Well, apparently the expedition itself wasn't entirely impressed with their new custom, either.  Given the calibre of Lewis' reaction and overall humorlessness in the matter, clearly the Indian man's ribbing touched an unexpectedly and acutely raw nerve.  I am guessing all members of the party quit the habit upon their return to "civilization" back east.



Meanwhile in 1805: Portrait of an Extraordinary Musical Dog by Philip Reinagle - from the Virginia Museum of Fine Arts collection

On an amusing closing note I'll say that as I sat one afternoon in my usual coffeehouse (engrossed with this draft on my laptop), I hardly noticed a man shuffling from table to table with a little Pit-Lab mix in his hands.  Not, anyway, until he thrust the dog in my face and bluntly offered: "Puppy?"  I confess I really had to do a double-take before I realized he was trying to find the dog a new home.  Otherwise I found myself on the verge of polite excuse: "Oh no, thanks. I had a heavy lunch..."

- a.t.s

November 9, 2011

Another horrible idea in home decorating...


Last time I wrote about the general ghastliness of the Colonial era beef-tallow candle.  But long before the European arrived on the scene, indigenous peoples living in the Pacific Northwest and Western Canada came to utilize a small, silvery fish - and I don't mean the oil extracted from the fish, I mean the fish itself - as a means of illumination.  I mean, they came to burn the Candlefish.



This is a little something I stumbled on while researching colonial candle making. Apparently the small Candlefish, or Eulachon (Thaleichthys pacificus), is a type of smelt whose body mass is so fatty with fish oil that it could be (and indeed was) "dried, strung on a wick, and ... burned as a candle."  Think of that: dried fish one can light and use as candles!  How's that for smelly? 

The Candlefish is native to the Northern Pacific coastal waters stretching from Northern California to Alaska.  It's name, Eulachon, which is also sometimes spelled Oolichan or Oulachon, comes from the Chinook language, and it was both an important part of the diet and the economy of the Native Americans of the Pacific Northwest and Canada's West coast.  It was also the first of the fishes to migrate from the sea and up the rivers after winter, thus ending late winter hunger anxiety with the river-dwelling tribes, who came to call them "salvation fish" or "savior fish".  Lewis and Clark even dined on them, too, when their expedition was camped out on the Pacific coast in 1806 - and boy am I ever going to write about Lewis & Clark and their diet - but no word as to whether or not the duo penned their famous journals in the flickering, fishy light of the Eulachon...

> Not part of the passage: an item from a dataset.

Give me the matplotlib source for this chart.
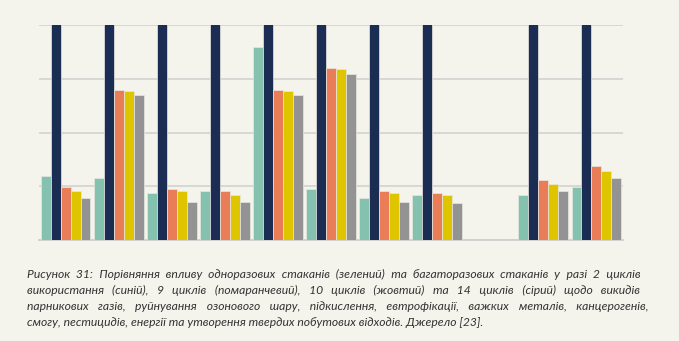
import numpy as np
import matplotlib.pyplot as plt

# значення (шкала 0..4, синій виходить за межі)
groups = np.arange(11)
single_use = [1.19, 1.15, 0.87, 0.91, 3.59, 0.95, 0.79, 0.83, np.nan, 0.83, 0.99]
reuse_2 = [5, 5, 5, 5, 5, 5, 5, 5, np.nan, 5, 5]
reuse_9 = [0.99, 2.80, 0.95, 0.91, 2.80, 3.20, 0.91, 0.87, np.nan, 1.11, 1.37]
reuse_10 = [0.91, 2.77, 0.91, 0.83, 2.77, 3.18, 0.87, 0.83, np.nan, 1.04, 1.29]
reuse_14 = [0.79, 2.69, 0.71, 0.71, 2.69, 3.08, 0.71, 0.68, np.nan, 0.91, 1.15]

series = [single_use, reuse_2, reuse_9, reuse_10, reuse_14]
colors = ['#84C1AE', '#1C2D54', '#E97D57', '#DFC400', '#939393']

caption_lines = [
    "Рисунок 31: Порівняння впливу одноразових стаканів (зелений) та багаторазових стаканів у разі 2 циклів",
    "використання (синій), 9 циклів (помаранчевий), 10 циклів (жовтий) та 14 циклів (сірий) щодо викидів",
    "парникових газів, руйнування озонового шару, підкислення, евтрофікації, важких металів, канцерогенів,",
    "смогу, пестицидів, енергії та утворення твердих побутових відходів. Джерело [23].",
]

bg = '#F4F3EC'
fig = plt.figure(figsize=(6.79, 3.41), dpi=100, facecolor=bg)
ax = fig.add_axes([39 / 679, 1 - 240 / 341, 584 / 679, 215 / 341])
ax.set_facecolor(bg)

w = 0.188
for i, (vals, c) in enumerate(zip(series, colors)):
    x = groups + (i - 2) * w
    ax.bar(x, vals, width=w, color=c, edgecolor='#E8E8E2', linewidth=0.5, zorder=3)

ax.set_xlim(-0.5, 10.5)
ax.set_ylim(0, 4)
ax.set_yticks([0, 1, 2, 3, 4])
ax.grid(axis='y', color='#CFCFCF', linewidth=1.1, zorder=0)
ax.tick_params(left=False, bottom=False, labelleft=False, labelbottom=False)
ax.set_xticks([])
for s in ['top', 'right', 'left']:
    ax.spines[s].set_visible(False)
ax.spines['bottom'].set_color('#CFCFCF')
ax.spines['bottom'].set_linewidth(1.3)

# підпис, вирівняний по ширині (додаткові пробіли + тонкі пробіли)
fs = 8.75
fam = ['Lato', 'DejaVu Sans']
x0 = 26.7
right_edges = [640, 640, 648, None]
ys = [278.3, 294.1, 309.9, 325.7]
renderer = fig.canvas.get_renderer()


def text_w(s):
    t = fig.text(0, 0, s, fontsize=fs, family=fam, style='italic')
    wd = t.get_window_extent(renderer).width
    t.remove()
    return wd


SP = ' '
HS = '\u200a'
sp_w = (text_w('a' + SP * 20 + 'a') - text_w('aa')) / 20
hs_w = (text_w('a' + HS * 20 + 'a') - text_w('aa')) / 20

for k, line in enumerate(caption_lines):
    y = 1 - ys[k] / 341
    s = line
    if right_edges[k] is not None:
        words = line.split(' ')
        extra = right_edges[k] - x0 - text_w(line)
        per_gap = extra / (len(words) - 1)
        s = words[0]
        done = 0.0
        for i, wd in enumerate(words[1:]):
            need = (i + 1) * per_gap - done
            n_sp = max(int(need // sp_w), 0)
            rest = need - n_sp * sp_w
            n_hs = max(int(round(rest / hs_w)), 0)
            done += n_sp * sp_w + n_hs * hs_w
            s += SP + SP * n_sp + HS * n_hs + wd
    fig.text(x0 / 679, y, s, fontsize=fs, family=fam, style='italic',
             color='#333333', va='baseline', ha='left')

fig.savefig('out.png', dpi=100, facecolor=bg)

The Candlefish fish candle is certainly a phenomenon past its apogee, though I would say it's open for a comeback. All that sort of thing really takes is the right tastemaker at the right time.  But maybe it really is better to curse the darkness than light a candlefish, since as of 2010 the Eulachon is officially listed as a threatened species.  Hydroelectric dams, chemical pollutants, El Niño-related climate change - it's all taking a toll on the little guys.  The last thing they need is to end up on some avant gardist's tablescape.